Councillor Doug Sulman rebutted, claiming that on the contrary he’s heard from several residents who were strongly against the idea. He added that he himself is also opposed to bringing chickens into urban areas.
“I’ve been told so many times in that last 20 years that Chatham-Kent is basically a rural area. There are lots of areas around here where if you want to have a house that’s in a rural area, you want to raise chickens, there’s great opportunities for that,” said Sulman. “But it’s not in an urban area because it’s not that person who wants to have their children count eggs, it’s not about that, its about all their neighbours.”
Sulman also questioned how the by-law would be policed if it passes, calling the concept illogical and foolish. Councillor Trevor Thompson also expressed concern for the by-law and the precedent it would set.
“To be honest I’m less concerned about the animals and I’m more concerned about the people. We know that by-laws can be weaponized… we know that all the owners aren’t going to be good owners, we know chickens are going to get loose… we know that somebody’s dog is going to get a hold of a chicken and that’s going to cause a number of problems.
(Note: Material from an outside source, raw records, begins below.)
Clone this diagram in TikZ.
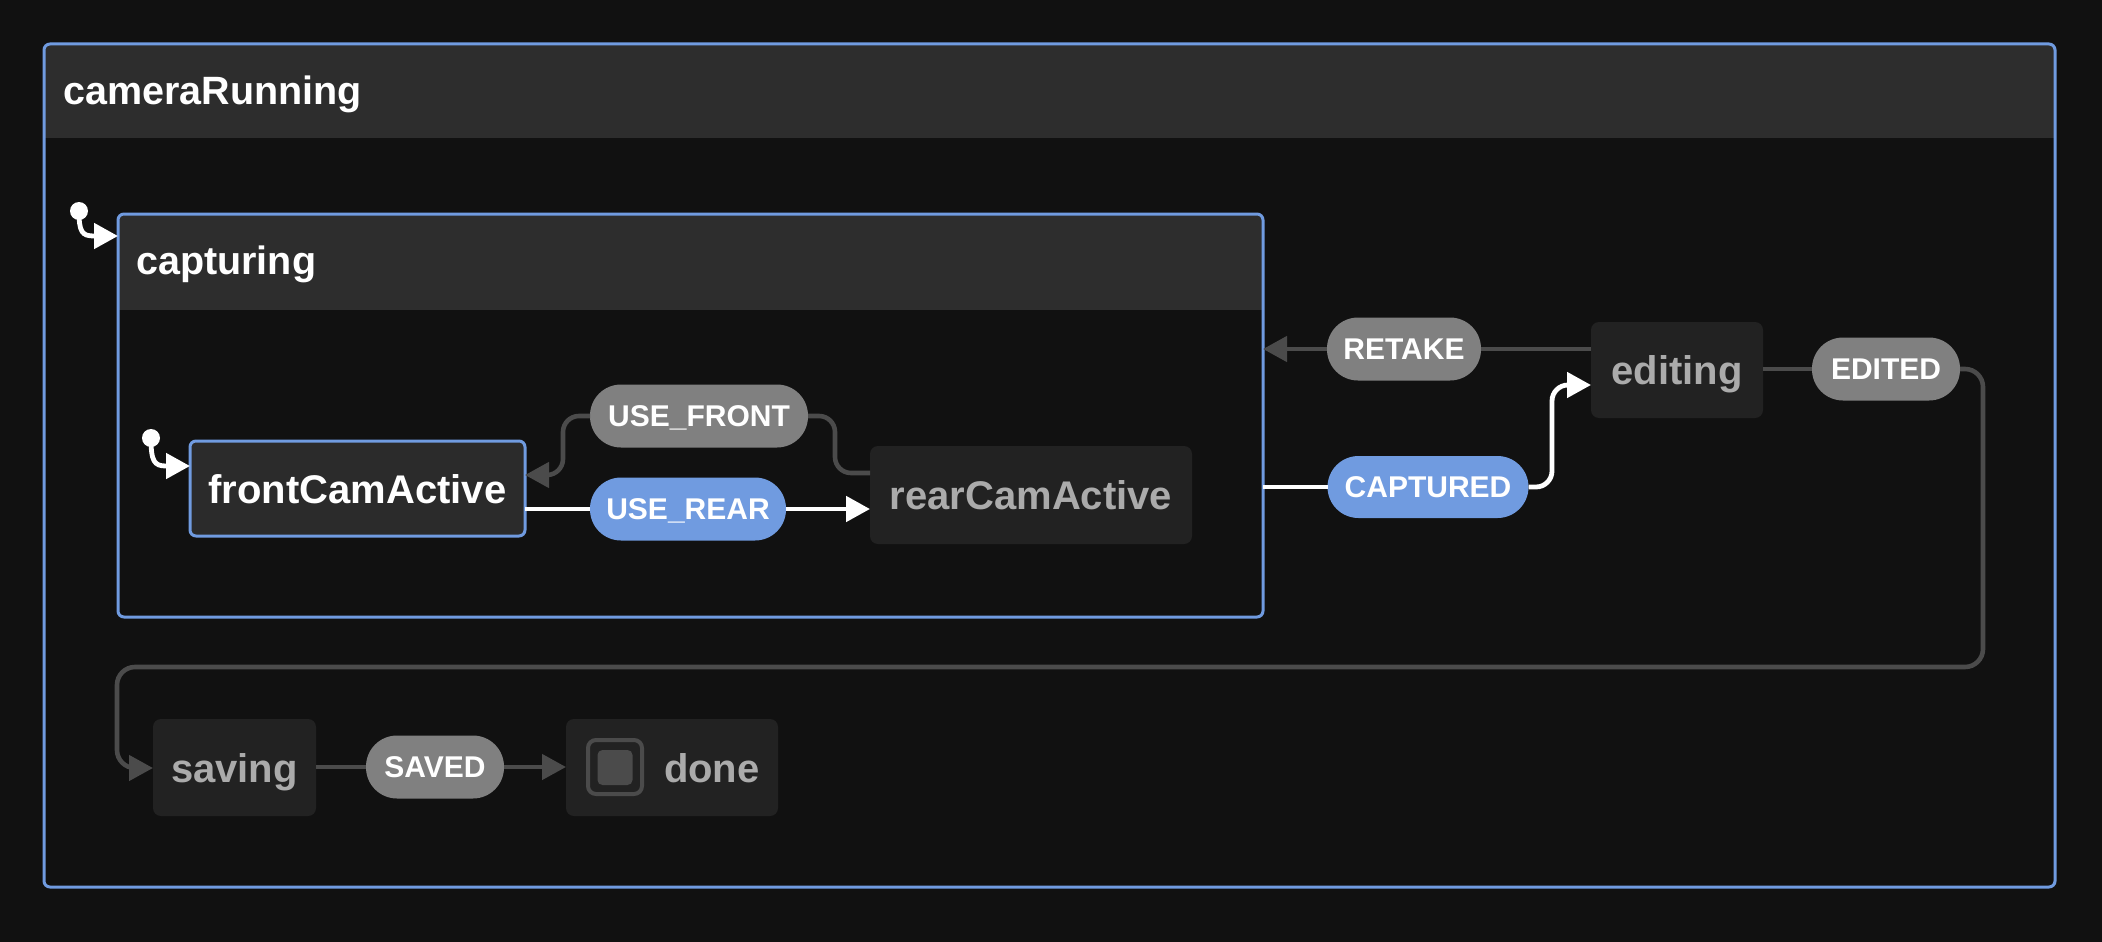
\documentclass[tikz,border=0pt]{standalone}
\usepackage{fontspec}
\setmainfont{Liberation Sans}
\usetikzlibrary{arrows.meta}
\definecolor{bgc}{HTML}{111111}
\definecolor{hdr}{HTML}{2D2D2D}
\definecolor{bluec}{HTML}{709BE0}
\definecolor{stfill}{HTML}{222222}
\definecolor{actfill}{HTML}{2B2B2B}
\definecolor{labgray}{HTML}{808080}
\definecolor{congray}{HTML}{4B4B4B}
\definecolor{txtgray}{HTML}{ABABAB}
\tikzset{
  container/.style={rectangle, fill=bgc, rounded corners=6pt, inner sep=0pt, outer sep=0pt},
  border/.style={draw=bluec, line width=3pt},
  ttl/.style={text=white, font=\fontsize{39.5}{47}\selectfont\bfseries, inner sep=0pt},
  stbox/.style={rectangle, fill=stfill, rounded corners=8pt, inner sep=0pt, outer sep=0pt,
    text=txtgray, font=\fontsize{40}{48}\selectfont\bfseries, text height=29pt, text depth=0pt},
  actbox/.style={stbox, fill=actfill, draw=bluec, line width=3pt, text=white, rounded corners=6pt},
  evlabel/.style={rectangle, rounded corners=31pt, inner sep=0pt, outer sep=0pt, minimum height=63pt,
    text=white, font=\fontsize{30}{36}\selectfont\bfseries, text height=21.5pt, text depth=0pt},
  evgray/.style={evlabel, fill=labgray},
  evblue/.style={evlabel, fill=bluec},
  conW/.style={draw=white, line width=4.8pt, rounded corners=16pt},
  conG/.style={draw=congray, line width=4.6pt, rounded corners=16pt},
  tipW/.style={-{Triangle[length=24pt,width=25pt]}},
  initdot/.style={circle, fill=white, minimum size=18pt, inner sep=0pt},
}
\begin{document}
\begin{tikzpicture}[x=1pt,y=-1pt]
\useasboundingbox (0,0) rectangle (2102,942);
\fill[bgc] (0,0) rectangle (2102,942);

% cameraRunning container
\node[container, minimum width=2011pt, minimum height=843pt] (camrun) at (1049.5,465.5) {};
\begin{scope}
  \clip[rounded corners=6pt] (camrun.north west) rectangle (camrun.south east);
  \fill[hdr] (camrun.north west) rectangle (camrun.east |- 0,138);
\end{scope}
\draw[border, rounded corners=6pt] (camrun.north west) rectangle (camrun.south east);
\node[ttl, anchor=base west] (camrunT) at (63,104) {cameraRunning};

% capturing container
\node[container, minimum width=1145pt, minimum height=403pt] (cap) at (690.5,415.5) {};
\begin{scope}
  \clip[rounded corners=6pt] (cap.north west) rectangle (cap.south east);
  \fill[hdr] (cap.north west) rectangle (cap.east |- 0,310);
\end{scope}
\draw[border, rounded corners=6pt] (cap.north west) rectangle (cap.south east);
\node[ttl, anchor=base west] (capT) at (136,274) {capturing};

% states
\node[actbox, minimum width=335pt, minimum height=95pt] (front) at (357.5,488.5) {frontCamActive};
\node[stbox, minimum width=322pt, minimum height=98pt] (rear) at (1031,495) {rearCamActive};
\node[stbox, minimum width=172pt, minimum height=96pt] (editing) at (1677,370) {editing};
\node[stbox, minimum width=163pt, minimum height=97pt] (saving) at (234.5,767.5) {saving};
\node[stbox, minimum width=212pt, minimum height=97pt] (done) at (672,767.5) {};
\node[draw=congray, line width=4pt, rounded corners=8pt, minimum size=54pt, inner sep=0pt] (doneIcon) at (615,767) {};
\node[fill=congray, rounded corners=5pt, minimum size=35pt, inner sep=0pt] (doneDot) at (615,767.5) {};
\node[stbox, fill=none, anchor=west] (doneT) at (664,767.5) {done};

% event labels
\node[evgray, minimum width=218pt] (usefront) at (699,416) {USE\_FRONT};
\node[evblue, minimum width=196pt] (userear) at (688,509) {USE\_REAR};
\node[evblue, minimum width=201pt, minimum height=62pt] (captured) at (1428,487) {CAPTURED};
\node[evgray, minimum width=154pt] (retake) at (1404,349) {RETAKE};
\node[evgray, minimum width=148pt] (edited) at (1886,369) {EDITED};
\node[evgray, minimum width=138pt] (saved) at (435,767) {SAVED};

% initial states
\node[initdot] (init1) at (79,211) {};
\draw[conW, rounded corners=0pt, tipW] (init1.center) .. controls (79,232) and (82,236) .. (94,236) -- (cap.west |- 0,236);
\node[initdot] (init2) at (151,438) {};
\draw[conW, rounded corners=0pt, tipW] (init2.center) .. controls (151,461) and (154,466) .. (166,466) -- (front.west |- 0,466);

% bend points
\coordinate (uf1) at (835,473);
\coordinate (uf2) at (563,475);
\coordinate (cp1) at (1552,487);
\coordinate (cp2) at (1552,385);
\coordinate (ed1) at (1983,369);
\coordinate (ed2) at (1983,667);
\coordinate (ed3) at (117,667);
\coordinate (ed4) at (117,768);

% USE_REAR
\draw[conW] (front.east |- userear) -- (userear.west);
\draw[conW, tipW] (userear.east) -- (rear.west |- userear);
% USE_FRONT
\draw[conG] (rear.west |- uf1) -- (uf1) -- (uf1 |- usefront) -- (usefront.east);
\draw[conG, tipW] (usefront.west) -- (uf2 |- usefront) -- (uf2) -- (front.east |- uf2);
% CAPTURED
\draw[conW] (cap.east |- captured) -- (captured.west);
\draw[conW, tipW] (captured.east) -- (cp1) -- (cp2) -- (editing.west |- cp2);
% RETAKE
\draw[conG] (editing.west |- retake) -- (retake.east);
\draw[conG, tipW] (retake.west) -- (cap.east |- retake);
% EDITED
\draw[conG] (editing.east |- edited) -- (edited.west);
\draw[conG, rounded corners=18pt, tipW] (edited.east) -- (ed1) -- (ed2) -- (ed3) -- (ed4) -- (saving.west |- ed4);
% SAVED
\draw[conG] (saving.east |- saved) -- (saved.west);
\draw[conG, tipW] (saved.east) -- (done.west |- saved);
\end{tikzpicture}
\end{document}
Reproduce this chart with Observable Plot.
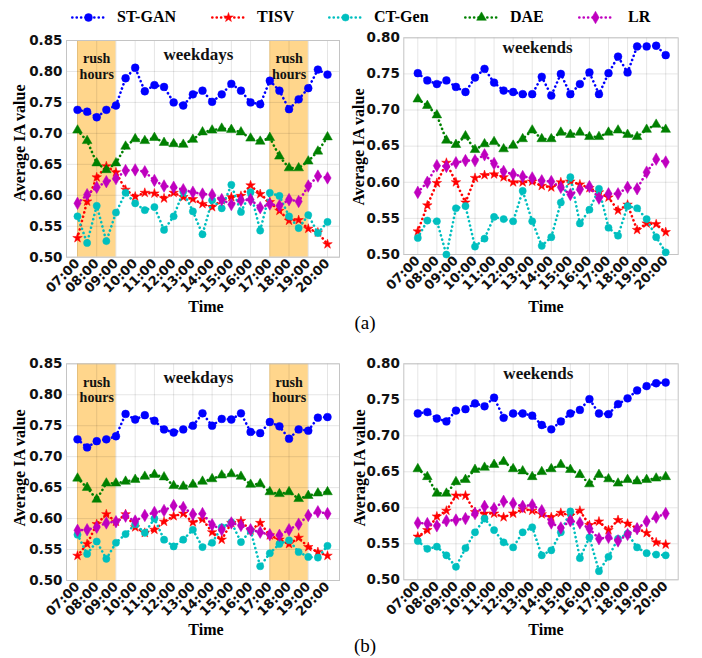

I had a little bit of loud support for this motion from a few corners and a lot of quiet opposition as well… I don’t really think it’s something we want to dabble in,” said Thompson.
In 2013, council at the time voted 17-1 against a by-law to allow backyard hens. A report at the time cited concerns over smell, noise and rodent attraction.
Bringing the issue back to council was not something that Councillor Joe Faas said he was in favour of, adding that he believed not much had changed since the idea was voted against seven years ago.
“I feel we’re going back to encountering the same issues that this motion goes through,” Faas said. “I just can’t support the motion.”
However, Councillor Brock McGregor noted that for now it was just intended to be a straight forward motion to get more information and see if the concept would be feasible.
“I definitely heard from some of the same residents that Councillor Authier heard from that have been interested for quite some time in bringing this forward,” he said. “I think we’ve seen that it’s successful in some other communities. Certainly, no doubt in my mind that in such an agriculturally minded community like ours, that we’re able to be successful with this.”
Both Authier and McGregor said the concept would be more relevant now than ever with COVID-19.
“It’s become more relevant right now with restrictions around COVID and people spending more time at home, in their backyards, increasing gardens and moving towards sustainability. I think it’s the right step forward,” said McGregor.
However, half of council ultimately voted in favour of Authier’s motion while half voted against it, therefore the motion failed.